● Working data
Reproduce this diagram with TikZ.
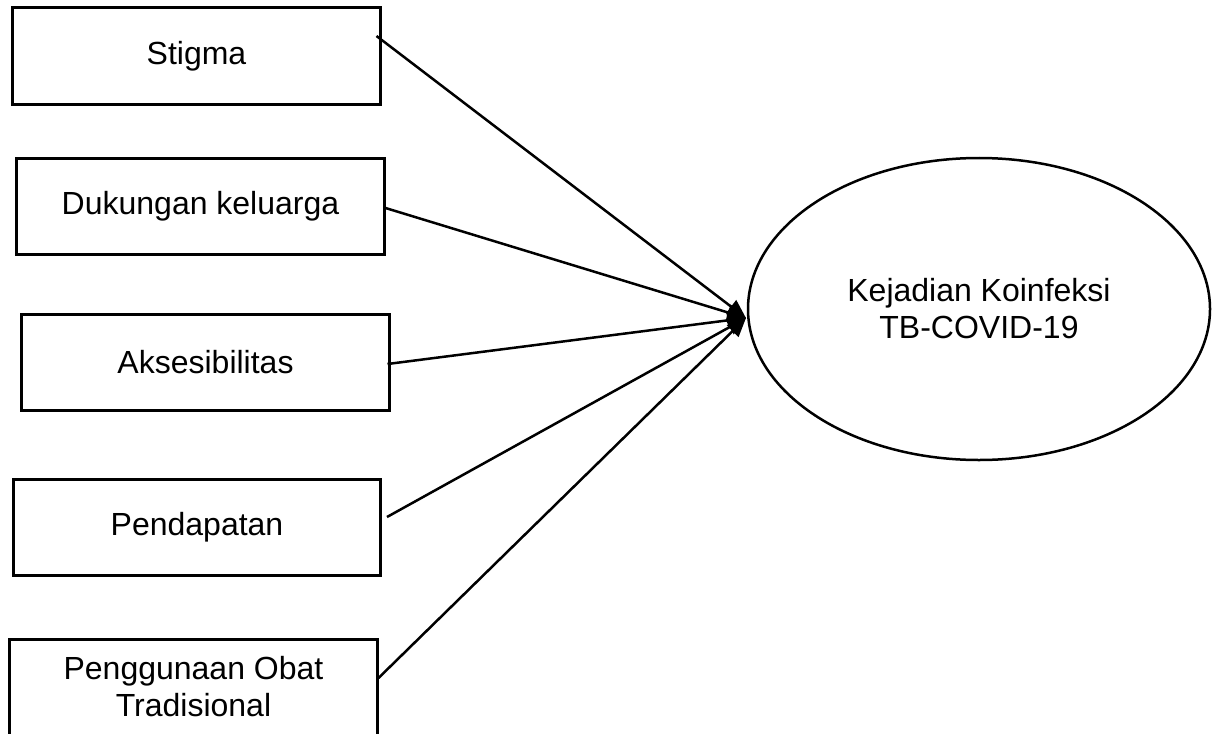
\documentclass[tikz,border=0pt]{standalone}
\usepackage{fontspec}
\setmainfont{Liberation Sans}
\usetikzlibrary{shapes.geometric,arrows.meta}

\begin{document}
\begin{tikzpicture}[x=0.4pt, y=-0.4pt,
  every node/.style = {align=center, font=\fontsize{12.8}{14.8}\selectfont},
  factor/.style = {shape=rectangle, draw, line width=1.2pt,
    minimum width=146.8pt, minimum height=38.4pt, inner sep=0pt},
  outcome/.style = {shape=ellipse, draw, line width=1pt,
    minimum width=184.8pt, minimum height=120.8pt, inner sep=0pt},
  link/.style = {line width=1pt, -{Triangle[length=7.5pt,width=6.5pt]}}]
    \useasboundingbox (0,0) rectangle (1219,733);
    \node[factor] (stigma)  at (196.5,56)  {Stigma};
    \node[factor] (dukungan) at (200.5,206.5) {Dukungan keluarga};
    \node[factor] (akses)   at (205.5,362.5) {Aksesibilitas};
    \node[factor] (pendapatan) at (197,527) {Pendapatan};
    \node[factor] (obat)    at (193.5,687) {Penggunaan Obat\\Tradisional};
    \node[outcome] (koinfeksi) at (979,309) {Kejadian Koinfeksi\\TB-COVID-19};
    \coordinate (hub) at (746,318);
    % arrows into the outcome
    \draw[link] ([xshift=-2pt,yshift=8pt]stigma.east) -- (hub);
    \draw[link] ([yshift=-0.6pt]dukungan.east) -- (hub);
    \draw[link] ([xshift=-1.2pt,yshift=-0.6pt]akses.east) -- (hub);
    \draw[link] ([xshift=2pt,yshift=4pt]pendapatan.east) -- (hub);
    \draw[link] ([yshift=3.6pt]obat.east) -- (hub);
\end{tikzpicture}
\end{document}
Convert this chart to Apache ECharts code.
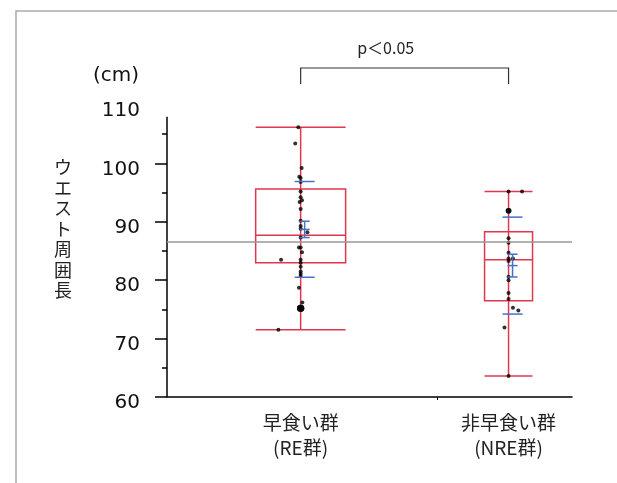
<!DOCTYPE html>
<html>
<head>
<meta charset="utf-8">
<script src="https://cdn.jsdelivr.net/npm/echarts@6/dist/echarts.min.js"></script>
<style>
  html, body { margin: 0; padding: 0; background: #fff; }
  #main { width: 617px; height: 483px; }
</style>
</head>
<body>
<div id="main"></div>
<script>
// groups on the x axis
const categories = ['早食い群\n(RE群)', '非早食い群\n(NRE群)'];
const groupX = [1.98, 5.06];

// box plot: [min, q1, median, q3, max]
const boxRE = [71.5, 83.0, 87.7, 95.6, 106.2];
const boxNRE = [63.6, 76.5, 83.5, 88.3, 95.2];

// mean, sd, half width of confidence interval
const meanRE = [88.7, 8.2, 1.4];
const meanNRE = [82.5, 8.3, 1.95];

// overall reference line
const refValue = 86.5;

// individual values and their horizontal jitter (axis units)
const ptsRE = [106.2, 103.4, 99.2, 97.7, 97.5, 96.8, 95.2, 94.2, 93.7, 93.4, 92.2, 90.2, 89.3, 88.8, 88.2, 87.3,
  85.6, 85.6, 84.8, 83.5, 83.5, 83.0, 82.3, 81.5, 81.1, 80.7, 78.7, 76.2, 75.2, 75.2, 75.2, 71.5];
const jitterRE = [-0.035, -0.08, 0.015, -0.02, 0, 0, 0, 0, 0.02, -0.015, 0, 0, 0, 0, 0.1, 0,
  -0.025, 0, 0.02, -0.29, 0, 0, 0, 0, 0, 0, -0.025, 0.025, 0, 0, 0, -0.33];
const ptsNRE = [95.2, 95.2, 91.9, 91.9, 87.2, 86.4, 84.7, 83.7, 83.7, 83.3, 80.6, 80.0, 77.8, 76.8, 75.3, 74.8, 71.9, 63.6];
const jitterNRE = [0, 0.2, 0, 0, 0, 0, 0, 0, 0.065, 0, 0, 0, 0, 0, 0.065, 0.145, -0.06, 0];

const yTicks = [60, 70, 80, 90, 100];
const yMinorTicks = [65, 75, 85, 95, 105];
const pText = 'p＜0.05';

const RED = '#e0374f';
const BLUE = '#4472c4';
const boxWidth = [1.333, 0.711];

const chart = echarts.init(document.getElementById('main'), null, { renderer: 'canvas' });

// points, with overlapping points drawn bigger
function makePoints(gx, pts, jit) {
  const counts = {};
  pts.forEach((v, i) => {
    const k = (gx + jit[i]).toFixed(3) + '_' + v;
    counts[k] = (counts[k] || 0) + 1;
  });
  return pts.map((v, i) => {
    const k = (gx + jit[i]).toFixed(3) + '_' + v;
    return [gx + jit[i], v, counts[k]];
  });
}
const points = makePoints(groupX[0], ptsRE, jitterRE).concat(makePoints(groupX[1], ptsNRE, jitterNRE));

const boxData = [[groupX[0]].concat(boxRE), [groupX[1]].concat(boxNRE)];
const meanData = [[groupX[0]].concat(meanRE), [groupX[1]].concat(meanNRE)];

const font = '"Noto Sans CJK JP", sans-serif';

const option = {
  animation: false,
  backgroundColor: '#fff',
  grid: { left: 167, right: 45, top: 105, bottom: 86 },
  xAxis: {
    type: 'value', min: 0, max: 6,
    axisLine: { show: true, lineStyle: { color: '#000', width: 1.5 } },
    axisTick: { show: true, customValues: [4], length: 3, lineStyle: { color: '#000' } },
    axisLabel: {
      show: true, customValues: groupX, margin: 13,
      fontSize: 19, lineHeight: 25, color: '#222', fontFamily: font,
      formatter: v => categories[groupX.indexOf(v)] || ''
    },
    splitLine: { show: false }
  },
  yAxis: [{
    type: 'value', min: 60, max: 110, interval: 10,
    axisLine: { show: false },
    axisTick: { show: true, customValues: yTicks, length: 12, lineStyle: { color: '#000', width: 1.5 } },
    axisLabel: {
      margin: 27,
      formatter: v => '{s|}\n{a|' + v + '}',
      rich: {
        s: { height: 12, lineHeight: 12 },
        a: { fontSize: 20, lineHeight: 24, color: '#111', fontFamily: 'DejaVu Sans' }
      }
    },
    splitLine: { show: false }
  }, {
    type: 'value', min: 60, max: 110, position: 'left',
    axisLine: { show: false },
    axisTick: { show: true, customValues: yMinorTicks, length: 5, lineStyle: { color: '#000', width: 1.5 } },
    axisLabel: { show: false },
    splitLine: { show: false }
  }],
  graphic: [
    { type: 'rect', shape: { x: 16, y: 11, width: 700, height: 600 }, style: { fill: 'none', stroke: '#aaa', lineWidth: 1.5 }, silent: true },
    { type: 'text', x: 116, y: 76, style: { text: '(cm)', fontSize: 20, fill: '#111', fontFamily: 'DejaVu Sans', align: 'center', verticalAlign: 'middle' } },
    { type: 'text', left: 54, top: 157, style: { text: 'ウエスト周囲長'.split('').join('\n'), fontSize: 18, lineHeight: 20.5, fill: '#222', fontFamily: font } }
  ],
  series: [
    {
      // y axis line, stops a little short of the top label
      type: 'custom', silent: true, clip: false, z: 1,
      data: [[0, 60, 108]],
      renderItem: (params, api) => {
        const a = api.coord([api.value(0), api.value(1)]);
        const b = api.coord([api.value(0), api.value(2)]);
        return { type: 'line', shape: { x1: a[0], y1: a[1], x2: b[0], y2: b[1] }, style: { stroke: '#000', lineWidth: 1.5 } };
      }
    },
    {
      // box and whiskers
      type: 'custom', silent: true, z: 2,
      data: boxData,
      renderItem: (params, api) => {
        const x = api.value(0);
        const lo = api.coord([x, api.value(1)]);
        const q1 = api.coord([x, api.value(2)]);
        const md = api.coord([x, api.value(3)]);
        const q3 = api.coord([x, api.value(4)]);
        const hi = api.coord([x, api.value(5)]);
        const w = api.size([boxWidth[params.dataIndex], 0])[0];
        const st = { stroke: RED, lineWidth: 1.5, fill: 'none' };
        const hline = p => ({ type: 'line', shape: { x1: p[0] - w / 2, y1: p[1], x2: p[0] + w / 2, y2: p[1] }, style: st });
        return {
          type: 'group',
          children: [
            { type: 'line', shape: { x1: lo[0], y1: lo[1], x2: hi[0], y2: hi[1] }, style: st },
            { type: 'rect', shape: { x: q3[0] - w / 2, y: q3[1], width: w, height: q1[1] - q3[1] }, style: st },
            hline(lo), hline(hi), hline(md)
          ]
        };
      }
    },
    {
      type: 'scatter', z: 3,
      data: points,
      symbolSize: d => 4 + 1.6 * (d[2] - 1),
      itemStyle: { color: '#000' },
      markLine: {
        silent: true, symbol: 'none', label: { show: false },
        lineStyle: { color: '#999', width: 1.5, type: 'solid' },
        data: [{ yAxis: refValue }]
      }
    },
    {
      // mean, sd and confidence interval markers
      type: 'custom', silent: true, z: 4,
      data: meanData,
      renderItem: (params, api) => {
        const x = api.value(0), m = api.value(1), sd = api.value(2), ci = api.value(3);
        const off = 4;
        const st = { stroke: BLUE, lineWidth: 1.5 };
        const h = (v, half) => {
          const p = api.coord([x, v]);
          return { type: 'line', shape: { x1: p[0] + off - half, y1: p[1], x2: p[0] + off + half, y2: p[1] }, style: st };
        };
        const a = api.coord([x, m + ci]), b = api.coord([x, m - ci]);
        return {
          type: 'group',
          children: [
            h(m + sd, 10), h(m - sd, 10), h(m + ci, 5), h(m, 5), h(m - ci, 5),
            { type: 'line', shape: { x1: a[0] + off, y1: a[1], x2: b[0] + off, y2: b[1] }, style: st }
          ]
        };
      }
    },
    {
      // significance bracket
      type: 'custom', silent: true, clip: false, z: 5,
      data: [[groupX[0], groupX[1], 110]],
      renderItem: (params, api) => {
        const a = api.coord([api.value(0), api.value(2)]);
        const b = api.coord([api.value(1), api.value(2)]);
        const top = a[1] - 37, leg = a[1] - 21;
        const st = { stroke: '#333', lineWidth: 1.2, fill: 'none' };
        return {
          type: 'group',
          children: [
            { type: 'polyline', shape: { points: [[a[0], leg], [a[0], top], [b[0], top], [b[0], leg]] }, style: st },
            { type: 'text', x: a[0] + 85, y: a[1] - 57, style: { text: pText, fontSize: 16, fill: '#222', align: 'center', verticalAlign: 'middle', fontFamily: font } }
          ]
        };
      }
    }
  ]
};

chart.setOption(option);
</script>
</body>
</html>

● Exercise requirements
Using the listing above, repeat word for word each line from the one with "Convert this chart to Apache ECharts code." down to the one with "const boxNRE = [63.6, 76.5, 83.5, 88.3, 95.2];", both included. Omit all pictures.

● Reply to the exercise
Convert this chart to Apache ECharts code.
<!DOCTYPE html>
<html>
<head>
<meta charset="utf-8">
<script src="https://cdn.jsdelivr.net/npm/echarts@6/dist/echarts.min.js"></script>
<style>
  html, body { margin: 0; padding: 0; background: #fff; }
  #main { width: 617px; height: 483px; }
</style>
</head>
<body>
<div id="main"></div>
<script>
// groups on the x axis
const categories = ['早食い群\n(RE群)', '非早食い群\n(NRE群)'];
const groupX = [1.98, 5.06];

// box plot: [min, q1, median, q3, max]
const boxRE = [71.5, 83.0, 87.7, 95.6, 106.2];
const boxNRE = [63.6, 76.5, 83.5, 88.3, 95.2];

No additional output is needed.